======== PROVIDED DATA

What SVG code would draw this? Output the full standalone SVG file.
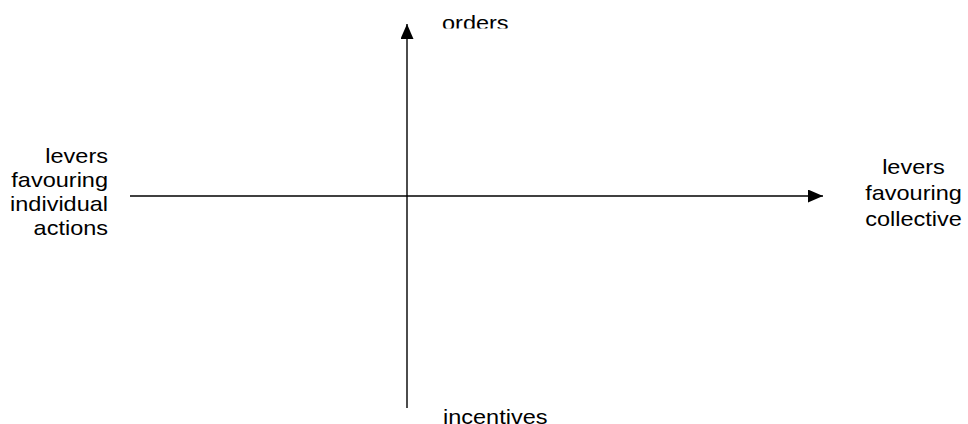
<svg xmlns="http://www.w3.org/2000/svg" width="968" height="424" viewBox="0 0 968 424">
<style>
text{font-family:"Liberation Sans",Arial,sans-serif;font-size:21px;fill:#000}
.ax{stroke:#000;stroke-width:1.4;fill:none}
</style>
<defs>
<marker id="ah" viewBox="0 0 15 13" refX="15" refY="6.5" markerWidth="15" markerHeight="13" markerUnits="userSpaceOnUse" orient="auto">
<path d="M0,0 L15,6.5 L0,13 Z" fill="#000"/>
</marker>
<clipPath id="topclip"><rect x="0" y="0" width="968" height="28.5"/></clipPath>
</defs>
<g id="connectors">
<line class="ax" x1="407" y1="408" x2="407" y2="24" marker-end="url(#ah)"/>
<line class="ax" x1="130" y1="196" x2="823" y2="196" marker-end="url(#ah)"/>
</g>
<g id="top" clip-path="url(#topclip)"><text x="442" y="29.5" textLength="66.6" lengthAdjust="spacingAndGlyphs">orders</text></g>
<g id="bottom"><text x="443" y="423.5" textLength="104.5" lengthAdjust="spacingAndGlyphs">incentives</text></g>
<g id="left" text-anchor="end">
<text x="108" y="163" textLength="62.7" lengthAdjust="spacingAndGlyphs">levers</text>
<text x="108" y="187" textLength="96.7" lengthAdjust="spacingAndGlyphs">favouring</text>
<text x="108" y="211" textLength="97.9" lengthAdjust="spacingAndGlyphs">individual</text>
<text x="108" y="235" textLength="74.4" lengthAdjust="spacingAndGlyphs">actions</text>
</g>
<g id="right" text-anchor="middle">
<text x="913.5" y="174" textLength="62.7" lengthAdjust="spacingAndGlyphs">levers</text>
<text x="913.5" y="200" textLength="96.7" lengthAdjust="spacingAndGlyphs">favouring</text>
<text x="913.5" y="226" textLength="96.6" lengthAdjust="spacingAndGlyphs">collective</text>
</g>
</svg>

================

TASK DESCRIPTION: Every line of the data should be copied as it stands, without the images.

RESULT OF THIS TASK:
What SVG code would draw this? Output the full standalone SVG file.
<svg xmlns="http://www.w3.org/2000/svg" width="968" height="424" viewBox="0 0 968 424">
<style>
text{font-family:"Liberation Sans",Arial,sans-serif;font-size:21px;fill:#000}
.ax{stroke:#000;stroke-width:1.4;fill:none}
</style>
<defs>
<marker id="ah" viewBox="0 0 15 13" refX="15" refY="6.5" markerWidth="15" markerHeight="13" markerUnits="userSpaceOnUse" orient="auto">
<path d="M0,0 L15,6.5 L0,13 Z" fill="#000"/>
</marker>
<clipPath id="topclip"><rect x="0" y="0" width="968" height="28.5"/></clipPath>
</defs>
<g id="connectors">
<line class="ax" x1="407" y1="408" x2="407" y2="24" marker-end="url(#ah)"/>
<line class="ax" x1="130" y1="196" x2="823" y2="196" marker-end="url(#ah)"/>
</g>
<g id="top" clip-path="url(#topclip)"><text x="442" y="29.5" textLength="66.6" lengthAdjust="spacingAndGlyphs">orders</text></g>
<g id="bottom"><text x="443" y="423.5" textLength="104.5" lengthAdjust="spacingAndGlyphs">incentives</text></g>
<g id="left" text-anchor="end">
<text x="108" y="163" textLength="62.7" lengthAdjust="spacingAndGlyphs">levers</text>
<text x="108" y="187" textLength="96.7" lengthAdjust="spacingAndGlyphs">favouring</text>
<text x="108" y="211" textLength="97.9" lengthAdjust="spacingAndGlyphs">individual</text>
<text x="108" y="235" textLength="74.4" lengthAdjust="spacingAndGlyphs">actions</text>
</g>
<g id="right" text-anchor="middle">
<text x="913.5" y="174" textLength="62.7" lengthAdjust="spacingAndGlyphs">levers</text>
<text x="913.5" y="200" textLength="96.7" lengthAdjust="spacingAndGlyphs">favouring</text>
<text x="913.5" y="226" textLength="96.6" lengthAdjust="spacingAndGlyphs">collective</text>
</g>
</svg>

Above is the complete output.